_What you have to do:_ From the first line of the listing below to the line with "(l5S) -- (l5E);", print each line exactly, and nothing more. Leave out the pictures.

[Start Dataset content]

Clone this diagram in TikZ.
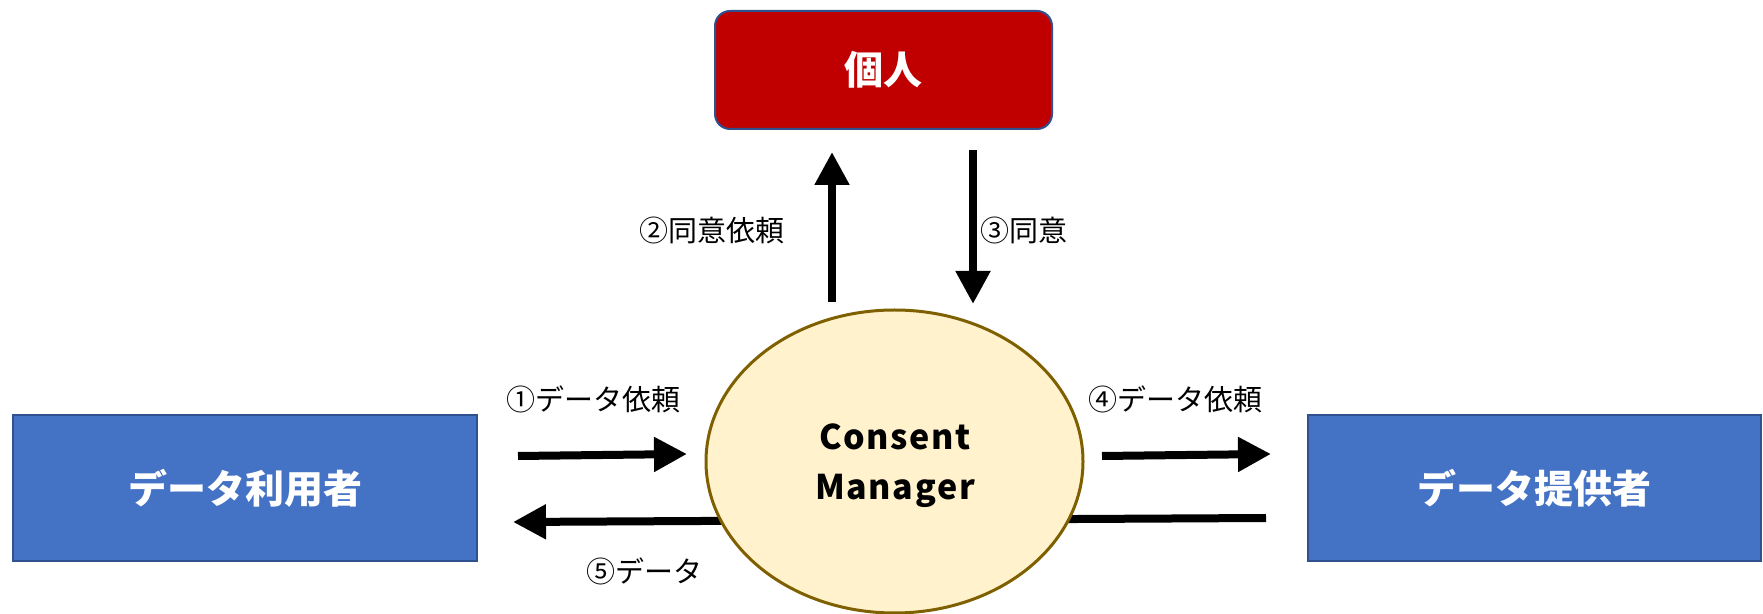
\documentclass[tikz,border=0pt]{standalone}
\usepackage{fontspec}
\setmainfont{Noto Sans CJK JP}
\newfontfamily\cmfont[LetterSpace=5]{Noto Sans CJK JP}
\usetikzlibrary{arrows.meta,shapes.geometric}
\definecolor{redbox}{HTML}{C00000}
\definecolor{bluebox}{HTML}{4472C4}
\definecolor{blueedge}{HTML}{2F528F}
\definecolor{cmfill}{HTML}{FFF2CC}
\definecolor{cmedge}{HTML}{7F6000}
\begin{document}
\begin{tikzpicture}[x=0.5pt,y=-0.5pt,
  box/.style={draw=blueedge, line width=1pt, text=white, inner sep=0pt,
    font=\fontsize{19.5}{23}\selectfont\bfseries},
  flow/.style={line width=4pt, -{Triangle[length=16.5pt,width=16.5pt]}},
  lbl/.style={font=\fontsize{14.5}{17}\selectfont, inner sep=0pt}]
\path[use as bounding box] (0,0) rectangle (1763,614);

% nodes
\node[box, fill=redbox, rounded corners=7.5pt, minimum width=168.5pt, minimum height=59pt] (person) at (883.5,70) {個人};
\node[box, fill=bluebox, minimum width=232pt, minimum height=73pt] (user) at (245,488) {データ利用者};
\node[box, fill=bluebox, minimum width=226.5pt, minimum height=73pt] (provider) at (1534.5,488) {データ提供者};

% connector end points
\coordinate (upS) at (832,302);
\coordinate (upE) at (832,152);
\coordinate (dnS) at (973,150);
\coordinate (dnE) at (973,304);
\coordinate (r1S) at (518,456);
\coordinate (r1E) at (687,454);
\coordinate (r4S) at (1102,456);
\coordinate (r4E) at (1271,454);
\coordinate (l5S) at (1266,518);
\coordinate (l5E) at (513,522);

\draw[flow] (upS) -- (upE);
\draw[flow] (dnS) -- (dnE);
\draw[flow] (r1S) -- (r1E);
\draw[flow] (r4S) -- (r4E);
\draw[flow] (l5S) -- (l5E);

% consent manager on top of the return line
\node[ellipse, draw=cmedge, line width=1.5pt, fill=cmfill, inner sep=0pt,
  minimum width=188.5pt, minimum height=151.5pt] (cm) at (894.5,461.5) {};
\node[font=\cmfont\fontsize{17}{25}\selectfont\bfseries, align=center, inner sep=0pt] (cmtext) at (895,466) {Consent\\Manager};

% labels
\node[lbl] (l2) at (712,230) {②同意依頼};
\node[lbl] (l3) at (1024,230) {③同意};
\node[lbl] (l1) at (593,399) {①データ依頼};
\node[lbl] (l4) at (1175,399) {④データ依頼};
\node[lbl] (l5) at (644,571) {⑤データ};
\end{tikzpicture}
\end{document}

[End Dataset content]

_Result:_
Clone this diagram in TikZ.
\documentclass[tikz,border=0pt]{standalone}
\usepackage{fontspec}
\setmainfont{Noto Sans CJK JP}
\newfontfamily\cmfont[LetterSpace=5]{Noto Sans CJK JP}
\usetikzlibrary{arrows.meta,shapes.geometric}
\definecolor{redbox}{HTML}{C00000}
\definecolor{bluebox}{HTML}{4472C4}
\definecolor{blueedge}{HTML}{2F528F}
\definecolor{cmfill}{HTML}{FFF2CC}
\definecolor{cmedge}{HTML}{7F6000}
\begin{document}
\begin{tikzpicture}[x=0.5pt,y=-0.5pt,
  box/.style={draw=blueedge, line width=1pt, text=white, inner sep=0pt,
    font=\fontsize{19.5}{23}\selectfont\bfseries},
  flow/.style={line width=4pt, -{Triangle[length=16.5pt,width=16.5pt]}},
  lbl/.style={font=\fontsize{14.5}{17}\selectfont, inner sep=0pt}]
\path[use as bounding box] (0,0) rectangle (1763,614);

% nodes
\node[box, fill=redbox, rounded corners=7.5pt, minimum width=168.5pt, minimum height=59pt] (person) at (883.5,70) {個人};
\node[box, fill=bluebox, minimum width=232pt, minimum height=73pt] (user) at (245,488) {データ利用者};
\node[box, fill=bluebox, minimum width=226.5pt, minimum height=73pt] (provider) at (1534.5,488) {データ提供者};

% connector end points
\coordinate (upS) at (832,302);
\coordinate (upE) at (832,152);
\coordinate (dnS) at (973,150);
\coordinate (dnE) at (973,304);
\coordinate (r1S) at (518,456);
\coordinate (r1E) at (687,454);
\coordinate (r4S) at (1102,456);
\coordinate (r4E) at (1271,454);
\coordinate (l5S) at (1266,518);
\coordinate (l5E) at (513,522);

\draw[flow] (upS) -- (upE);
\draw[flow] (dnS) -- (dnE);
\draw[flow] (r1S) -- (r1E);
\draw[flow] (r4S) -- (r4E);
\draw[flow] (l5S) -- (l5E);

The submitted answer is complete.